С нашего наблюдательного пункта, устроенного на холме, был хорошо виден передний край. Вот невдалеке зарылись в землю артиллеристы. Короткие языки огня вырываются из жерл пушек. Земля глухо вздрагивает. Чёрное облако дыма виснет над траншеями немцев. Задача заключается в том, чтобы огнём с воздуха проутюжить немецкий передний край, содействуя наступающей пехоте. «Ильюшины» делают заход над немецкими траншеями. Стоящий рядом со мною наводчик штурмовиков ласково говорит им по радио:

— Ниже, соколики, ниже...

И штурмовики на бреющем, почти сливаясь с рожью, пригвождают фашистов к земле. Их работа вызывает одобрение пехотных командиров. Но вот в небе появляется группа «фокке-вульфов». Вызываем на поле боя четвёрку наших истребителей. Её ведет Трофимов. Он первым ударил по врагу. Ведущий «фокке-вульфа» потерял скорость, но ещё держится.

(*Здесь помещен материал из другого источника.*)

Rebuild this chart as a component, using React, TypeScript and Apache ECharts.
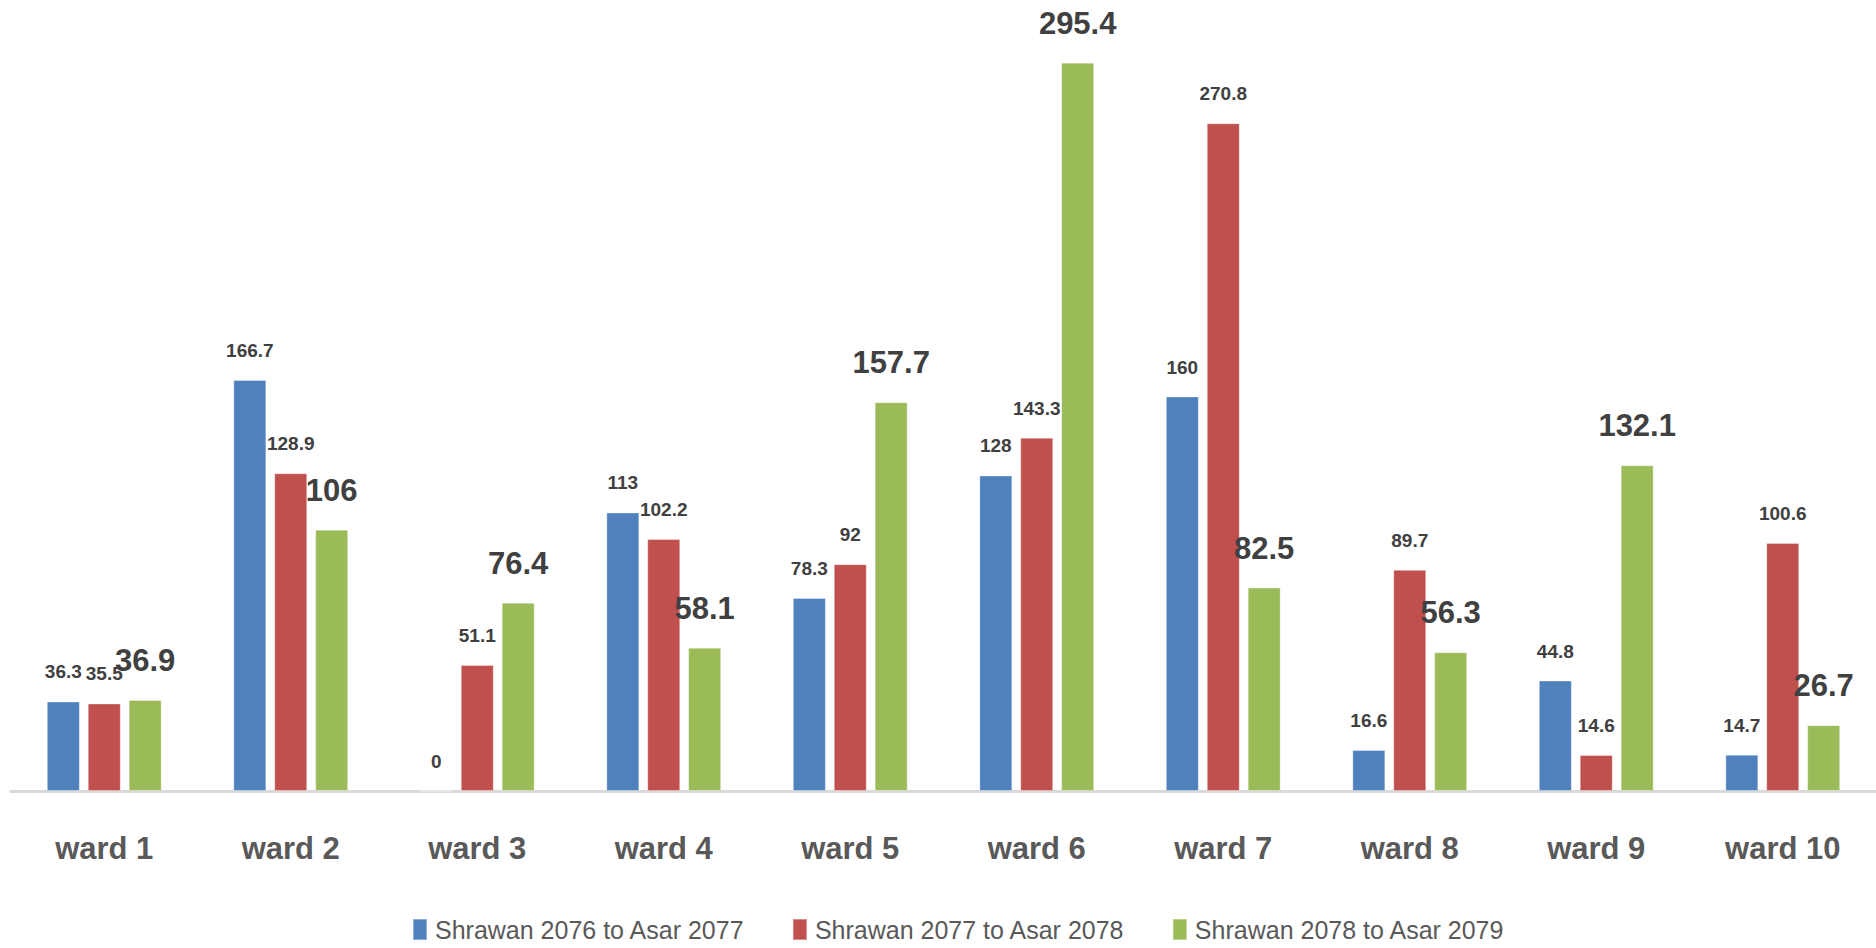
import React, { useEffect, useRef } from "react";
import * as echarts from "echarts";

const categories = ["ward 1", "ward 2", "ward 3", "ward 4", "ward 5", "ward 6", "ward 7", "ward 8", "ward 9", "ward 10"];
const seriesNames = ["Shrawan 2076 to Asar 2077", "Shrawan 2077 to Asar 2078", "Shrawan 2078 to Asar 2079"];
const s2077 = [36.3, 166.7, 0, 113, 78.3, 128, 160, 16.6, 44.8, 14.7];
const s2078 = [35.5, 128.9, 51.1, 102.2, 92, 143.3, 270.8, 89.7, 14.6, 100.6];
const s2079 = [36.9, 106, 76.4, 58.1, 157.7, 295.4, 82.5, 56.3, 132.1, 26.7];
const colors = ["#4F81BD", "#C0504D", "#9BBB59"];

const FONT = "'Liberation Sans', Arial, sans-serif";

export default function App() {
  const ref = useRef<HTMLDivElement>(null);
  useEffect(() => {
    if (!ref.current) return;
    const chart = echarts.init(ref.current, undefined, { renderer: "svg" });
    const mk = (name: string, data: number[], color: string, big: boolean) => ({
      name,
      type: "bar",
      data,
      barWidth: 33,
      barGap: "24%",
      itemStyle: { color, borderColor: "rgba(255,255,255,0.35)", borderWidth: 1 },
      label: {
        show: true,
        position: "top",
        distance: big ? 24 : 20,
        fontFamily: FONT,
        fontWeight: "bold",
        fontSize: big ? 31 : 19,
        color: "#404040",
      },
    });
    chart.setOption({
      animation: false,
      backgroundColor: "#ffffff",
      textStyle: { fontFamily: FONT },
      grid: { left: 11, right: -5, top: 2, bottom: 157, containLabel: false },
      xAxis: {
        type: "category",
        data: categories,
        axisLine: { show: true, lineStyle: { color: "#d9d9d9", width: 3 } },
        axisTick: { show: false },
        axisLabel: {
          interval: 0,
          margin: 42,
          fontFamily: FONT,
          fontWeight: "bold",
          fontSize: 31,
          color: "#595959",
        },
      },
      yAxis: {
        type: "value",
        min: 0,
        max: 320,
        show: false,
        splitLine: { show: false },
      },
      legend: {
        data: seriesNames,
        left: 407,
        top: 912,
        itemWidth: 14,
        itemHeight: 21,
        itemGap: 47,
        icon: "rect",
        textStyle: {
          fontFamily: FONT,
          fontSize: 25,
          color: "#595959",
          padding: [0, 0, 0, 3],
        },
      },
      series: [
        mk(seriesNames[0], s2077, colors[0], false),
        mk(seriesNames[1], s2078, colors[1], false),
        mk(seriesNames[2], s2079, colors[2], true),
      ],
    });
    return () => chart.dispose();
  }, []);
  return (
    <div
      ref={ref}
      style={{ position: "absolute", left: 0, top: 0, width: 1876, height: 948, background: "#fff" }}
    />
  );
}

По радио приказываю Трофимову:

— Подойди поближе, расстреляй его...

Трофимов выполняет приказ. Два оставшихся немца пытаются улизнуть, но Трофимов бросается в погоню за ними. Я ловлю себя на том, что руками повторяю [100] движения истребителей. Схватка быстро кончается. Небо снова чистое, штурмовики могут продолжать своё дело.

* * *

Августовской ночью, в канун традиционного праздника сталинской авиации, я сидел в халупе польского крестьянина и вместе с полковником Абрамовичем — отличным боевым товарищем и штабным офицером — планировал предстоящий боевой день. Вдруг на улице послышался какой-то шум. И тотчас же, быстро распахнув дверь, вошёл, скорее вбежал запыхавшийся радист. Он был возбуждён, глаза радостно блестели. От волнения проглатывая слова, он пробормотал что-то, похожее на «разрешите, товарищ гвардии полковник», и протянул мне голубоватый листок служебной радиограммы.

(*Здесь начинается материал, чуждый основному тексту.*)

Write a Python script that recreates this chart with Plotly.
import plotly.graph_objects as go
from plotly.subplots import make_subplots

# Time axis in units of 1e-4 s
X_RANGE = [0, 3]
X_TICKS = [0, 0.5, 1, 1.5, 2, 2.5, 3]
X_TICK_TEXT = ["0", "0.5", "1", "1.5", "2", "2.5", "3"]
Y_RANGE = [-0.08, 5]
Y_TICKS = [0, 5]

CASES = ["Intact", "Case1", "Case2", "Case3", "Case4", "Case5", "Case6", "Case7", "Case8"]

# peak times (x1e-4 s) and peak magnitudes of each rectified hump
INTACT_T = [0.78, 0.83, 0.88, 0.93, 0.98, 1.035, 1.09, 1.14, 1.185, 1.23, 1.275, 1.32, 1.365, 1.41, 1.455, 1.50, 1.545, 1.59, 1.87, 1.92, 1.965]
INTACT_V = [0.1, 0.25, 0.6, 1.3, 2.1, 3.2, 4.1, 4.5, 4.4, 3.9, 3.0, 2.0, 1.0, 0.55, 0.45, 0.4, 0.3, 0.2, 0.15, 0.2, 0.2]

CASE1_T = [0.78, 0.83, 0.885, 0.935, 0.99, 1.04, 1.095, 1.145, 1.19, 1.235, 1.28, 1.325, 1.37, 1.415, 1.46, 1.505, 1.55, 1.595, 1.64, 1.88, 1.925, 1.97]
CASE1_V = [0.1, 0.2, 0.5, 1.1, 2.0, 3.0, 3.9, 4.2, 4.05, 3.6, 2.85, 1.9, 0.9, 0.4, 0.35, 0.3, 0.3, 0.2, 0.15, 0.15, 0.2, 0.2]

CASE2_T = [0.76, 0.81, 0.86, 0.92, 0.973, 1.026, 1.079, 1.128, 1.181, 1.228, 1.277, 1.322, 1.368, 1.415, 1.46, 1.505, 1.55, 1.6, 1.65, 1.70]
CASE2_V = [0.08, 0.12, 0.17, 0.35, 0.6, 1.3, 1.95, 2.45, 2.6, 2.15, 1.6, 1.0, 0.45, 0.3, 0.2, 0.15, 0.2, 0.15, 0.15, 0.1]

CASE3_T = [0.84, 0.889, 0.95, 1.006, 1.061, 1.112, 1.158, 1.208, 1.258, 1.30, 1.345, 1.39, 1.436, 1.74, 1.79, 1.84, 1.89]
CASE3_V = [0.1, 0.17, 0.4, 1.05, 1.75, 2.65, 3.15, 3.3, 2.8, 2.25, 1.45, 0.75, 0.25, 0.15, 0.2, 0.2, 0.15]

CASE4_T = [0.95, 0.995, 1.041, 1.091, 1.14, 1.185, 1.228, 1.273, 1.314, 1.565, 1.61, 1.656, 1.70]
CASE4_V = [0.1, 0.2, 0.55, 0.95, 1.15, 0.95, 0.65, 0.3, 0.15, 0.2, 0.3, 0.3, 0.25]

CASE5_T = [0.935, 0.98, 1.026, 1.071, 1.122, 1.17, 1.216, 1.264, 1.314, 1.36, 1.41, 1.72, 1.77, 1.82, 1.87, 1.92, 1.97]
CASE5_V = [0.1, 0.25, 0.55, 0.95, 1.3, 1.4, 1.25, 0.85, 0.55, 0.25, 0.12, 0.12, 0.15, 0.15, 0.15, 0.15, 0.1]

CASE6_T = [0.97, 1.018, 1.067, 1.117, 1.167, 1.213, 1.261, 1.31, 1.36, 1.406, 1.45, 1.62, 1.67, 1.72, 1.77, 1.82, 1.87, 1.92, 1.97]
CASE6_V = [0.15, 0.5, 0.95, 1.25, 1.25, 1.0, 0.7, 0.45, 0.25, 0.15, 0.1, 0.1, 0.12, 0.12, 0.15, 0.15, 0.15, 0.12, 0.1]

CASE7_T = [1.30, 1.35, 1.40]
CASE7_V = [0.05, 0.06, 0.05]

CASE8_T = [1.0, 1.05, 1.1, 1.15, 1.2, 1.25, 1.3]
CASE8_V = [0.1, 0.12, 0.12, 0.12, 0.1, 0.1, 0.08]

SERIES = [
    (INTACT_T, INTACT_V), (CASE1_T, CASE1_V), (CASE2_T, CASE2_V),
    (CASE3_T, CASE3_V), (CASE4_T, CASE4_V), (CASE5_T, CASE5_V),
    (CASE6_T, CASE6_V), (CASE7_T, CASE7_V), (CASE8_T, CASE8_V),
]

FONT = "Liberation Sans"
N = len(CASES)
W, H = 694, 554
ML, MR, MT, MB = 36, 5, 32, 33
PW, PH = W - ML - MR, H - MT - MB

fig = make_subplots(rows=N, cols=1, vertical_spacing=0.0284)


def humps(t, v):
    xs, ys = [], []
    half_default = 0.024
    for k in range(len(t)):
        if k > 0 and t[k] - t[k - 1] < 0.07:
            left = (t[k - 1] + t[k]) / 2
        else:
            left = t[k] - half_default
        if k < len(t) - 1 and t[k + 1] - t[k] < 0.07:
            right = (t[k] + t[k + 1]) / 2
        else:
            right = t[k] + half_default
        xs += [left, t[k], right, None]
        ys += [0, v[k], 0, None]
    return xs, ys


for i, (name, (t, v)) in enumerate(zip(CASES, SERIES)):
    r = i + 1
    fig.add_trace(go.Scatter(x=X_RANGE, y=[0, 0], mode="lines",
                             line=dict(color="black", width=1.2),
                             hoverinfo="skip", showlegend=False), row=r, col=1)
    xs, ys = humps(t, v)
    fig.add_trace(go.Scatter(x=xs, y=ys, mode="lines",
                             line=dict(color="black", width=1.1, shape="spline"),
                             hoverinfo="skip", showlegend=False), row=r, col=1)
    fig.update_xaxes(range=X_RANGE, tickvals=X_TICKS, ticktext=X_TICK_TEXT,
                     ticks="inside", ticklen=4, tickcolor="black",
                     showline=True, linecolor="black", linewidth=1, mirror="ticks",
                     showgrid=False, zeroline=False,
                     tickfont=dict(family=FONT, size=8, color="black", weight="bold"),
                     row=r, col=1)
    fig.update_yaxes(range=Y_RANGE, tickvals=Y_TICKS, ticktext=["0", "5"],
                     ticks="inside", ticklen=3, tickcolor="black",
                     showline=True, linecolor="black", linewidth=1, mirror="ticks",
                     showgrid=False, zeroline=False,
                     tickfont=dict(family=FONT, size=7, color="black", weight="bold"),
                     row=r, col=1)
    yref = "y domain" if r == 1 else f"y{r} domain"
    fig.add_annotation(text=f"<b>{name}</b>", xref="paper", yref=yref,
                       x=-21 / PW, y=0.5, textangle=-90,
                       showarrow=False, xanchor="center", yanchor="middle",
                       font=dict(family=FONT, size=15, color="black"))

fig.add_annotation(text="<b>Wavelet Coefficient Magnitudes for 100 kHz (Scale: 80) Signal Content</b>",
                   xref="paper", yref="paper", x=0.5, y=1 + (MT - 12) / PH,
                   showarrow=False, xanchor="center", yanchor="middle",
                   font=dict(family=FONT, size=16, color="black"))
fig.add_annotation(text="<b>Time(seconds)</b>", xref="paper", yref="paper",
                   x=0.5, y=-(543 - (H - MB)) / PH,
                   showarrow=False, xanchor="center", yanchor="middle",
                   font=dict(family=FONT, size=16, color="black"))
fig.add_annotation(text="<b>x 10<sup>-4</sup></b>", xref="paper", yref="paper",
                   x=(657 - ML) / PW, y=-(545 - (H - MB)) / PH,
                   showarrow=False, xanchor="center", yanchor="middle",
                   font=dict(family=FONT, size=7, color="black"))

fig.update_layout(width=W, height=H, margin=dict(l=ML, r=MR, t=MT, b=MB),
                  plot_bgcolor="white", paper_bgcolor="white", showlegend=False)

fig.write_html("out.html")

Это был принятый им текст правительственного Указа о награждении лётчика Александра Покрышкина третьей медалью «Золотая Звезда». Ворвавшиеся вслед за тем лётчики горячо обнимали меня, поздравляя с наградой, со званием трижды Героя Советского Союза. Я был взволнован до глубины души и дал себе клятву, что и впредь буду, не щадя ни сил, ни самой жизни, служить социалистической Родине.